17 thoughts on “Spam Blogs

  1. Is there any way to make sure that the pings from my site are going through, obviously I don’t want my content filtered as spam.

    … I’ve just reread your post, 2 million legit pings would mean roughly 10 million pings total a day – I guess it’s only going to go up as well…

  2. Wow. Thats a LOT more than I would have assumed. Can you block it at the IP level so that your XMLRPC implementation doesn’t have to deal with it?

    Of course maybe you’re already doign that. The firewall rules alone would take up a lot of CPU.


  3. We considered blocking at the IP level for Ping-O-Matic, but there are issues that make it problematic to automate. For now, we’ve chosen to continue blocking a the application level (based on the URI sent in the ping) rather than risk false-positive ping blocking.

  4. Matt, do you have a solution to this? Can RSS be altered to thwart these rascals? (I use the nice word there). Also I concur with Ben, how do we know our pings are going through? Thanks!

  5. We err on the side of letting things through, so it’s highly unlikely you’re being blocked if you’re not a spammer. If you get a blocked message, just contact me and I’ll clear it up.

  6. I just reported one of those to technorati. It was posting garbage every hour. To their credit, technorati removed it from their database within minutes of my report.
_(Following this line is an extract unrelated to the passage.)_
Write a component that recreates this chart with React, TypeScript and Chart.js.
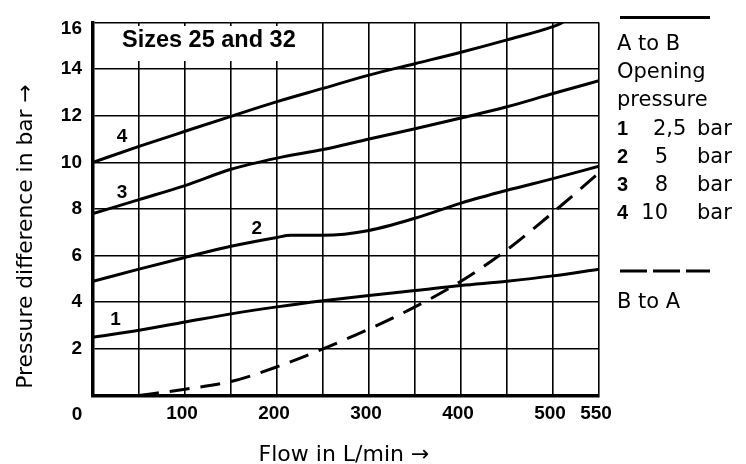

    I’m so dim when it comes to the tech stuff but I feel for people like you who put out wonderful stuff only to have it exploited. Argh.

    Thanks for all your effort.

  7. That’s just insane, when I used to blog with Blogger you’d see a few here and there, now they are everywhere. It just sucks that they are using this platform to spam…I think with alot of the plugins that WP has pretty much does the job. I haven’t had to much of a problem so that is comforting to me.

  8. Holy crap! Or, given the percentage, maybe I should say “wholly crap.” I knew there were a lot of junk “blogs” out there — I’ve seen excerpts of my own posts show up on obviously keyword-generated auto-blogs, but the scale is well beyond anything I expected.

    Now that I know Technorati is actively removing fake blogs from their index, I’ll make sure I start reporting them.

  9. Ummm, dumb question, but is this why Ping-O-Matic has thrown back an error the last 4 or 5 times I’ve posted a new entry? (About 2 weeks worth).

  10. I always thought that 14 Million was too high a number to consist of all ‘real’ blogs (its what Technorati are currently indexing), so going by the 80% number for PoM, can we assume there are only 2.8M real blogs?

    The spam-free blog search solution I am currently working on involves taking search results from sites that are linked from sites in your OPML/subscriptions file, and sites that those sites link to. You often find that the ‘third degree blogs’ (ie. blogs linked from blogs that you link to or subscribe to) contain no spam, assuming that your base list of subscriptions is clean. It would take somebody along that chain to link to a spam blog, or a fake blog to break the chain and introduce junk into the results, but at the moment this is rarely happening (with my test cases and blog index that is only 50,000 blogs large at the moment). This works a bit like social networking sites, where you have ‘friends of friends’ etc.

  11. Nic, you should support XFN too. I would imagine Technorati gets a better set of data than PoM does, so their 14 million number might be pre-filtered or have a much much lower percentage.

  12. There’s an error in assuming that each ping= 1 blog. Correct me if I’m wrong, Matt, but wouldn’t the more proper ratio be 1ping=1 post? (theoretically, of course). Blog and ping works on the basis of putting up a lot of posts and (therefore) generating a lot of pings. On a really prolific day, I might put up 10 posts across 5 blogs, or two posts per blog/day. A fakeblog or spamblog would more likely do better than 10 times that for 1 blog. So, if we see roughly 8 million spampings a day, that would more likely represent 80,00 spam blogs using 5 times the services of roughly 1.5 million real ones.

    Is that somewhat close to correct, Matt?

  13. Yes I would say that’s very perceptive, Greg. I don’t have the bandwidth to check the exact numbers right now, but you’re completely right that the worst spammers ping the most.